Every entry that follows needs to be repeated exactly.
begin
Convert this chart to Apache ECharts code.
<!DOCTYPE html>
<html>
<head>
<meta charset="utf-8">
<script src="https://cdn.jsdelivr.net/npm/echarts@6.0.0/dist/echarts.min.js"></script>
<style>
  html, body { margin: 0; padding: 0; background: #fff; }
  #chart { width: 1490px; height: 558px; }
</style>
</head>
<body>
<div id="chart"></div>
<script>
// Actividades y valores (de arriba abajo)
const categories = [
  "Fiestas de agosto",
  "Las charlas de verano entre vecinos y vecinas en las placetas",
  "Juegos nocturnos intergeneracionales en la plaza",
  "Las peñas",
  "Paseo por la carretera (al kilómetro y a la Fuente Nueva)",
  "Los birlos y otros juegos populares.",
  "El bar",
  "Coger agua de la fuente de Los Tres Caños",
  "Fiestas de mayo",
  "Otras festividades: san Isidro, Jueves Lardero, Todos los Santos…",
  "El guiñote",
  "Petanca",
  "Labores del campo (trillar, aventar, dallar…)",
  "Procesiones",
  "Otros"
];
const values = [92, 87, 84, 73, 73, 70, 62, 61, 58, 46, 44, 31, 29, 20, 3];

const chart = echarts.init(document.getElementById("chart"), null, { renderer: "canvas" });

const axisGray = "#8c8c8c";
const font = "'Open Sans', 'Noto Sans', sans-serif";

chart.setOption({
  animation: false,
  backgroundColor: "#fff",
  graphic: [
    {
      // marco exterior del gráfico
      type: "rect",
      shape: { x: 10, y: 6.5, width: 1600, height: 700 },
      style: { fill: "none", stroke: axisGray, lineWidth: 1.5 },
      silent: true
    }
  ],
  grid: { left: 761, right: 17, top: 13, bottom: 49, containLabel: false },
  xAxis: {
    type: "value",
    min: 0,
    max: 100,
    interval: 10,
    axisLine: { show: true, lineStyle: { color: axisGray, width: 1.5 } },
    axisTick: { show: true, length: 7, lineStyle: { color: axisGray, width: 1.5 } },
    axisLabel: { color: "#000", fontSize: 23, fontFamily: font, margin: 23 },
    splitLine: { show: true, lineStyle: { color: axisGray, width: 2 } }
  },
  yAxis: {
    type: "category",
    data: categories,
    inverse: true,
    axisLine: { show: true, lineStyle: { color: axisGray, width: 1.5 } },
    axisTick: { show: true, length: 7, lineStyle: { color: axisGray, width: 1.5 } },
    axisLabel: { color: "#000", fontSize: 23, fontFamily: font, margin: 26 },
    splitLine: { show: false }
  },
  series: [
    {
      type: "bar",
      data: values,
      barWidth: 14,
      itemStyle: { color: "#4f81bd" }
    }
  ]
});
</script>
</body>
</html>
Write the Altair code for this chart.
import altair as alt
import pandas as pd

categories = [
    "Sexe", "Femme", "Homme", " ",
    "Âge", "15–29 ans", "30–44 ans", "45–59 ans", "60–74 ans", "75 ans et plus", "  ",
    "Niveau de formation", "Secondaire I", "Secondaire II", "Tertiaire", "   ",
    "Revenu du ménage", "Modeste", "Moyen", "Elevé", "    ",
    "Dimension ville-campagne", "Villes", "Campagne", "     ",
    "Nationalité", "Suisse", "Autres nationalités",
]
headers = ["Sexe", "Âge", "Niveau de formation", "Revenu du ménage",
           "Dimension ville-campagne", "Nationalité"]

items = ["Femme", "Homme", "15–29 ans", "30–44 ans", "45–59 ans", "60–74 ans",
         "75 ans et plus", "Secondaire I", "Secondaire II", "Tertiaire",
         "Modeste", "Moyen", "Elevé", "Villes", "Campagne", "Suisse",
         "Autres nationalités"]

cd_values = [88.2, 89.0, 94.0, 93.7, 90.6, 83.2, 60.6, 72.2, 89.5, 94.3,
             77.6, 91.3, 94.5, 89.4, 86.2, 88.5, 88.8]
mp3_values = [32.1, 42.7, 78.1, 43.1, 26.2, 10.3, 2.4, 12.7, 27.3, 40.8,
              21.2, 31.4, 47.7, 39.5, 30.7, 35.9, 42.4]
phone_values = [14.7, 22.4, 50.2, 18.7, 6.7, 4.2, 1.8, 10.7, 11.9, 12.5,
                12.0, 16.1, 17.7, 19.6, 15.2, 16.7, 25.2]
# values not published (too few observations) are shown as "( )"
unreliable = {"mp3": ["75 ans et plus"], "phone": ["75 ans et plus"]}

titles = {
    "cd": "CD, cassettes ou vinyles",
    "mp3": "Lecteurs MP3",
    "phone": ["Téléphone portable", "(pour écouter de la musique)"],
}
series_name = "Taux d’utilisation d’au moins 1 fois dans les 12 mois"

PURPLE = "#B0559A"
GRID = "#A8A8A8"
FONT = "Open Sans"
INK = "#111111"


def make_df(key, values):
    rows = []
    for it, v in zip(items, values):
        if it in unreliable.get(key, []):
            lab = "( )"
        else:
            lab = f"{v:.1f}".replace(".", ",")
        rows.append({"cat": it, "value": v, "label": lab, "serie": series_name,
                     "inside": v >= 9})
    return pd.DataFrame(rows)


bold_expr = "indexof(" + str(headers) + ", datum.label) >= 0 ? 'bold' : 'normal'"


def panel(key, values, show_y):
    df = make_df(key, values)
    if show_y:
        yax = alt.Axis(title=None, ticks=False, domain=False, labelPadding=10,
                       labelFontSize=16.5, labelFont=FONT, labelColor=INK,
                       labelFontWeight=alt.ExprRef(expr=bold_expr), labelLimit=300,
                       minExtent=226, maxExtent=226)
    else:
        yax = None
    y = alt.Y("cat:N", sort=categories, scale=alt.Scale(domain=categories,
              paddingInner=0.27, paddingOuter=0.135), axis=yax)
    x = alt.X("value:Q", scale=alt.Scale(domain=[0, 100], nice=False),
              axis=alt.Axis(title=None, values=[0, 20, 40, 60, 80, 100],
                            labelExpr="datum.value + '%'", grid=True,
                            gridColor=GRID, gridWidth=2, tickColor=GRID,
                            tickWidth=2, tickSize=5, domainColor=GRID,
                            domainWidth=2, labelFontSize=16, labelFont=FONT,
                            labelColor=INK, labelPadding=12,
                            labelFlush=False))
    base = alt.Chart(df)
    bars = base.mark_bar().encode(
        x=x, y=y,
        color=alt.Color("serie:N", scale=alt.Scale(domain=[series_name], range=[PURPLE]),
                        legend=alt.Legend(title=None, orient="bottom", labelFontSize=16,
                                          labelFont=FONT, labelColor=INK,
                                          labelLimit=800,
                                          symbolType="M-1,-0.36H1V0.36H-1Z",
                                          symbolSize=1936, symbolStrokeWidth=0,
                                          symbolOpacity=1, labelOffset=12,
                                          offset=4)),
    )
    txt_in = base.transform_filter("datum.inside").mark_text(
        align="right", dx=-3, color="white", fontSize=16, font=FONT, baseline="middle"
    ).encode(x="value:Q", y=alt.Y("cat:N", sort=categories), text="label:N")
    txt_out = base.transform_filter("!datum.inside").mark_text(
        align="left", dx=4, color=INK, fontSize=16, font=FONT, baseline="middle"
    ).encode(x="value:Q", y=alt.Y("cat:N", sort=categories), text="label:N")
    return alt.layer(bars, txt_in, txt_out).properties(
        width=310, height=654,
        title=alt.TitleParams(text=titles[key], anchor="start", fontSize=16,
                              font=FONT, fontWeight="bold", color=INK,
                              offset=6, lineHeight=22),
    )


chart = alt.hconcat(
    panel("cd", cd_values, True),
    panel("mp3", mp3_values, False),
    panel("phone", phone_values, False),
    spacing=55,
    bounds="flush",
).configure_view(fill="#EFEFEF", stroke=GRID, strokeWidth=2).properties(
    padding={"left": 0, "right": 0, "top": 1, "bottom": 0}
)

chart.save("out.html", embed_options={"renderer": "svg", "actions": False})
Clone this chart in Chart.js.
end
WORKED SOLUTION:
Convert this chart to Apache ECharts code.
<!DOCTYPE html>
<html>
<head>
<meta charset="utf-8">
<script src="https://cdn.jsdelivr.net/npm/echarts@6.0.0/dist/echarts.min.js"></script>
<style>
  html, body { margin: 0; padding: 0; background: #fff; }
  #chart { width: 1490px; height: 558px; }
</style>
</head>
<body>
<div id="chart"></div>
<script>
// Actividades y valores (de arriba abajo)
const categories = [
  "Fiestas de agosto",
  "Las charlas de verano entre vecinos y vecinas en las placetas",
  "Juegos nocturnos intergeneracionales en la plaza",
  "Las peñas",
  "Paseo por la carretera (al kilómetro y a la Fuente Nueva)",
  "Los birlos y otros juegos populares.",
  "El bar",
  "Coger agua de la fuente de Los Tres Caños",
  "Fiestas de mayo",
  "Otras festividades: san Isidro, Jueves Lardero, Todos los Santos…",
  "El guiñote",
  "Petanca",
  "Labores del campo (trillar, aventar, dallar…)",
  "Procesiones",
  "Otros"
];
const values = [92, 87, 84, 73, 73, 70, 62, 61, 58, 46, 44, 31, 29, 20, 3];

const chart = echarts.init(document.getElementById("chart"), null, { renderer: "canvas" });

const axisGray = "#8c8c8c";
const font = "'Open Sans', 'Noto Sans', sans-serif";

chart.setOption({
  animation: false,
  backgroundColor: "#fff",
  graphic: [
    {
      // marco exterior del gráfico
      type: "rect",
      shape: { x: 10, y: 6.5, width: 1600, height: 700 },
      style: { fill: "none", stroke: axisGray, lineWidth: 1.5 },
      silent: true
    }
  ],
  grid: { left: 761, right: 17, top: 13, bottom: 49, containLabel: false },
  xAxis: {
    type: "value",
    min: 0,
    max: 100,
    interval: 10,
    axisLine: { show: true, lineStyle: { color: axisGray, width: 1.5 } },
    axisTick: { show: true, length: 7, lineStyle: { color: axisGray, width: 1.5 } },
    axisLabel: { color: "#000", fontSize: 23, fontFamily: font, margin: 23 },
    splitLine: { show: true, lineStyle: { color: axisGray, width: 2 } }
  },
  yAxis: {
    type: "category",
    data: categories,
    inverse: true,
    axisLine: { show: true, lineStyle: { color: axisGray, width: 1.5 } },
    axisTick: { show: true, length: 7, lineStyle: { color: axisGray, width: 1.5 } },
    axisLabel: { color: "#000", fontSize: 23, fontFamily: font, margin: 26 },
    splitLine: { show: false }
  },
  series: [
    {
      type: "bar",
      data: values,
      barWidth: 14,
      itemStyle: { color: "#4f81bd" }
    }
  ]
});
</script>
</body>
</html>
Write the Altair code for this chart.
import altair as alt
import pandas as pd

categories = [
    "Sexe", "Femme", "Homme", " ",
    "Âge", "15–29 ans", "30–44 ans", "45–59 ans", "60–74 ans", "75 ans et plus", "  ",
    "Niveau de formation", "Secondaire I", "Secondaire II", "Tertiaire", "   ",
    "Revenu du ménage", "Modeste", "Moyen", "Elevé", "    ",
    "Dimension ville-campagne", "Villes", "Campagne", "     ",
    "Nationalité", "Suisse", "Autres nationalités",
]
headers = ["Sexe", "Âge", "Niveau de formation", "Revenu du ménage",
           "Dimension ville-campagne", "Nationalité"]

items = ["Femme", "Homme", "15–29 ans", "30–44 ans", "45–59 ans", "60–74 ans",
         "75 ans et plus", "Secondaire I", "Secondaire II", "Tertiaire",
         "Modeste", "Moyen", "Elevé", "Villes", "Campagne", "Suisse",
         "Autres nationalités"]

cd_values = [88.2, 89.0, 94.0, 93.7, 90.6, 83.2, 60.6, 72.2, 89.5, 94.3,
             77.6, 91.3, 94.5, 89.4, 86.2, 88.5, 88.8]
mp3_values = [32.1, 42.7, 78.1, 43.1, 26.2, 10.3, 2.4, 12.7, 27.3, 40.8,
              21.2, 31.4, 47.7, 39.5, 30.7, 35.9, 42.4]
phone_values = [14.7, 22.4, 50.2, 18.7, 6.7, 4.2, 1.8, 10.7, 11.9, 12.5,
                12.0, 16.1, 17.7, 19.6, 15.2, 16.7, 25.2]
# values not published (too few observations) are shown as "( )"
unreliable = {"mp3": ["75 ans et plus"], "phone": ["75 ans et plus"]}

titles = {
    "cd": "CD, cassettes ou vinyles",
    "mp3": "Lecteurs MP3",
    "phone": ["Téléphone portable", "(pour écouter de la musique)"],
}
series_name = "Taux d’utilisation d’au moins 1 fois dans les 12 mois"

PURPLE = "#B0559A"
GRID = "#A8A8A8"
FONT = "Open Sans"
INK = "#111111"


def make_df(key, values):
    rows = []
    for it, v in zip(items, values):
        if it in unreliable.get(key, []):
            lab = "( )"
        else:
            lab = f"{v:.1f}".replace(".", ",")
        rows.append({"cat": it, "value": v, "label": lab, "serie": series_name,
                     "inside": v >= 9})
    return pd.DataFrame(rows)


bold_expr = "indexof(" + str(headers) + ", datum.label) >= 0 ? 'bold' : 'normal'"


def panel(key, values, show_y):
    df = make_df(key, values)
    if show_y:
        yax = alt.Axis(title=None, ticks=False, domain=False, labelPadding=10,
                       labelFontSize=16.5, labelFont=FONT, labelColor=INK,
                       labelFontWeight=alt.ExprRef(expr=bold_expr), labelLimit=300,
                       minExtent=226, maxExtent=226)
    else:
        yax = None
    y = alt.Y("cat:N", sort=categories, scale=alt.Scale(domain=categories,
              paddingInner=0.27, paddingOuter=0.135), axis=yax)
    x = alt.X("value:Q", scale=alt.Scale(domain=[0, 100], nice=False),
              axis=alt.Axis(title=None, values=[0, 20, 40, 60, 80, 100],
                            labelExpr="datum.value + '%'", grid=True,
                            gridColor=GRID, gridWidth=2, tickColor=GRID,
                            tickWidth=2, tickSize=5, domainColor=GRID,
                            domainWidth=2, labelFontSize=16, labelFont=FONT,
                            labelColor=INK, labelPadding=12,
                            labelFlush=False))
    base = alt.Chart(df)
    bars = base.mark_bar().encode(
        x=x, y=y,
        color=alt.Color("serie:N", scale=alt.Scale(domain=[series_name], range=[PURPLE]),
                        legend=alt.Legend(title=None, orient="bottom", labelFontSize=16,
                                          labelFont=FONT, labelColor=INK,
                                          labelLimit=800,
                                          symbolType="M-1,-0.36H1V0.36H-1Z",
                                          symbolSize=1936, symbolStrokeWidth=0,
                                          symbolOpacity=1, labelOffset=12,
                                          offset=4)),
    )
    txt_in = base.transform_filter("datum.inside").mark_text(
        align="right", dx=-3, color="white", fontSize=16, font=FONT, baseline="middle"
    ).encode(x="value:Q", y=alt.Y("cat:N", sort=categories), text="label:N")
    txt_out = base.transform_filter("!datum.inside").mark_text(
        align="left", dx=4, color=INK, fontSize=16, font=FONT, baseline="middle"
    ).encode(x="value:Q", y=alt.Y("cat:N", sort=categories), text="label:N")
    return alt.layer(bars, txt_in, txt_out).properties(
        width=310, height=654,
        title=alt.TitleParams(text=titles[key], anchor="start", fontSize=16,
                              font=FONT, fontWeight="bold", color=INK,
                              offset=6, lineHeight=22),
    )


chart = alt.hconcat(
    panel("cd", cd_values, True),
    panel("mp3", mp3_values, False),
    panel("phone", phone_values, False),
    spacing=55,
    bounds="flush",
).configure_view(fill="#EFEFEF", stroke=GRID, strokeWidth=2).properties(
    padding={"left": 0, "right": 0, "top": 1, "bottom": 0}
)

chart.save("out.html", embed_options={"renderer": "svg", "actions": False})
Clone this chart in Chart.js.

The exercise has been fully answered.